— START —

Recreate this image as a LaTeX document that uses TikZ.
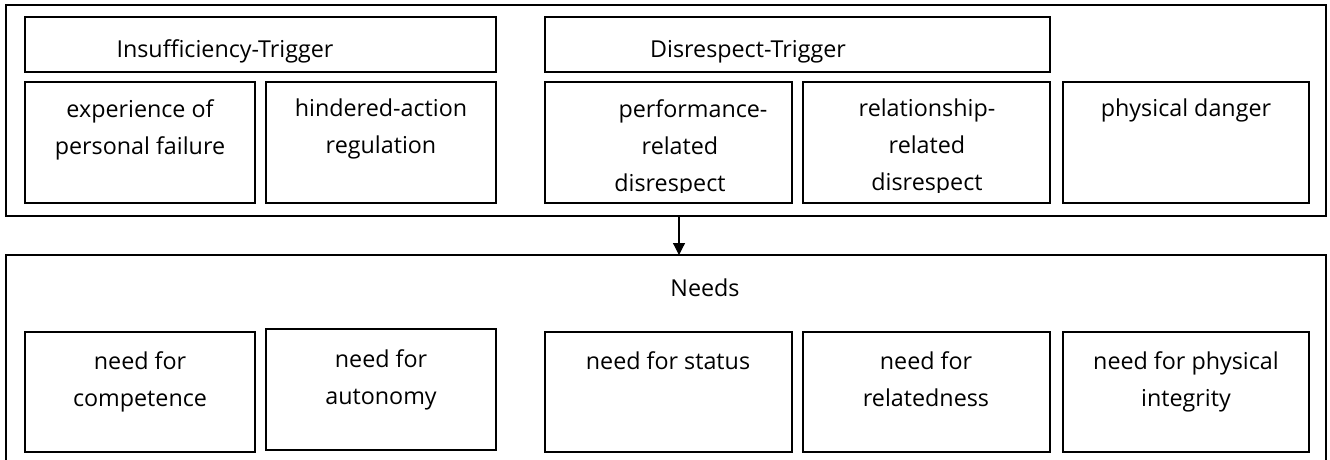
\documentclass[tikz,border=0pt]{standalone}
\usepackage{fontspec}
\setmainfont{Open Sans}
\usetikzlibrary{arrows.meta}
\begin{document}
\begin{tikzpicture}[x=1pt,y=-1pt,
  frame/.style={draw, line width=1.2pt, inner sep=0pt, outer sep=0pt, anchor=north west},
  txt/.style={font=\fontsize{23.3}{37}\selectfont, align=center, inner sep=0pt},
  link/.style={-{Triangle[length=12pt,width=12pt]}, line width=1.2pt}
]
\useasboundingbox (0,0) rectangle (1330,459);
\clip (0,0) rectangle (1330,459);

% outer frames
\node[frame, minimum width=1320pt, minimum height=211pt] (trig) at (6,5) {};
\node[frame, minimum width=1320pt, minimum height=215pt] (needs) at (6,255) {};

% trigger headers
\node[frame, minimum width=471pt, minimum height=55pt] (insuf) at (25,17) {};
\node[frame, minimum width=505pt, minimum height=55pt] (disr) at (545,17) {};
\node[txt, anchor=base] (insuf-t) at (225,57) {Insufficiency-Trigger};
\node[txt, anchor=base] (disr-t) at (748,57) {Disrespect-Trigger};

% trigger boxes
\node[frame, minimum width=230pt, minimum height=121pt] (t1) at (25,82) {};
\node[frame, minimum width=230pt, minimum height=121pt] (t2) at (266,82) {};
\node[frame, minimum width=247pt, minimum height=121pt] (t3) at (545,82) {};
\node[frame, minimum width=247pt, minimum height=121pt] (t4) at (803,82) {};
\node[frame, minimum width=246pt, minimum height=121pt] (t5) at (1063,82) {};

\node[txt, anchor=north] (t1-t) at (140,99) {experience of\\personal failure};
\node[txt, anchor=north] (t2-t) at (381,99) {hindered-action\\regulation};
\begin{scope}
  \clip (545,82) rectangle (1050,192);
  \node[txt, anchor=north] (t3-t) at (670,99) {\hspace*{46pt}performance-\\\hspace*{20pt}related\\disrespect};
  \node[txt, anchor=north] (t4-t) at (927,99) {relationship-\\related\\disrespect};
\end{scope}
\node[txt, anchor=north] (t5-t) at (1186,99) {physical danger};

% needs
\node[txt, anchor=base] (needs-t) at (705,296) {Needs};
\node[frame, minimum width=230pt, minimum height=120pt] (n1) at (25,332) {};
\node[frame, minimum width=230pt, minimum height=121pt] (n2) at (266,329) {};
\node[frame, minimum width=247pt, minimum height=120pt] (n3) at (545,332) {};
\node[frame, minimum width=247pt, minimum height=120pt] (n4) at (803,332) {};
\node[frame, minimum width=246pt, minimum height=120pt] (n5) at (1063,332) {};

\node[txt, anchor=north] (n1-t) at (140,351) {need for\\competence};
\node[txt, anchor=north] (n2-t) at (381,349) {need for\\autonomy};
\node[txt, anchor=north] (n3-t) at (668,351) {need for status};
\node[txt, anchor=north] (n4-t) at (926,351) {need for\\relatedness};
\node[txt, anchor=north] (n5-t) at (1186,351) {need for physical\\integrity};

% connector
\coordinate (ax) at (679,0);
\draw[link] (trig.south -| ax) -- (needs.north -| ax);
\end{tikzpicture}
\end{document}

— END —

# [Instructions for the task]
Transcribe the material exactly, and leave out whatever pictures it holds.

# [Exercise result]
Recreate this image as a LaTeX document that uses TikZ.
\documentclass[tikz,border=0pt]{standalone}
\usepackage{fontspec}
\setmainfont{Open Sans}
\usetikzlibrary{arrows.meta}
\begin{document}
\begin{tikzpicture}[x=1pt,y=-1pt,
  frame/.style={draw, line width=1.2pt, inner sep=0pt, outer sep=0pt, anchor=north west},
  txt/.style={font=\fontsize{23.3}{37}\selectfont, align=center, inner sep=0pt},
  link/.style={-{Triangle[length=12pt,width=12pt]}, line width=1.2pt}
]
\useasboundingbox (0,0) rectangle (1330,459);
\clip (0,0) rectangle (1330,459);

% outer frames
\node[frame, minimum width=1320pt, minimum height=211pt] (trig) at (6,5) {};
\node[frame, minimum width=1320pt, minimum height=215pt] (needs) at (6,255) {};

% trigger headers
\node[frame, minimum width=471pt, minimum height=55pt] (insuf) at (25,17) {};
\node[frame, minimum width=505pt, minimum height=55pt] (disr) at (545,17) {};
\node[txt, anchor=base] (insuf-t) at (225,57) {Insufficiency-Trigger};
\node[txt, anchor=base] (disr-t) at (748,57) {Disrespect-Trigger};

% trigger boxes
\node[frame, minimum width=230pt, minimum height=121pt] (t1) at (25,82) {};
\node[frame, minimum width=230pt, minimum height=121pt] (t2) at (266,82) {};
\node[frame, minimum width=247pt, minimum height=121pt] (t3) at (545,82) {};
\node[frame, minimum width=247pt, minimum height=121pt] (t4) at (803,82) {};
\node[frame, minimum width=246pt, minimum height=121pt] (t5) at (1063,82) {};

\node[txt, anchor=north] (t1-t) at (140,99) {experience of\\personal failure};
\node[txt, anchor=north] (t2-t) at (381,99) {hindered-action\\regulation};
\begin{scope}
  \clip (545,82) rectangle (1050,192);
  \node[txt, anchor=north] (t3-t) at (670,99) {\hspace*{46pt}performance-\\\hspace*{20pt}related\\disrespect};
  \node[txt, anchor=north] (t4-t) at (927,99) {relationship-\\related\\disrespect};
\end{scope}
\node[txt, anchor=north] (t5-t) at (1186,99) {physical danger};

% needs
\node[txt, anchor=base] (needs-t) at (705,296) {Needs};
\node[frame, minimum width=230pt, minimum height=120pt] (n1) at (25,332) {};
\node[frame, minimum width=230pt, minimum height=121pt] (n2) at (266,329) {};
\node[frame, minimum width=247pt, minimum height=120pt] (n3) at (545,332) {};
\node[frame, minimum width=247pt, minimum height=120pt] (n4) at (803,332) {};
\node[frame, minimum width=246pt, minimum height=120pt] (n5) at (1063,332) {};

\node[txt, anchor=north] (n1-t) at (140,351) {need for\\competence};
\node[txt, anchor=north] (n2-t) at (381,349) {need for\\autonomy};
\node[txt, anchor=north] (n3-t) at (668,351) {need for status};
\node[txt, anchor=north] (n4-t) at (926,351) {need for\\relatedness};
\node[txt, anchor=north] (n5-t) at (1186,351) {need for physical\\integrity};

% connector
\coordinate (ax) at (679,0);
\draw[link] (trig.south -| ax) -- (needs.north -| ax);
\end{tikzpicture}
\end{document}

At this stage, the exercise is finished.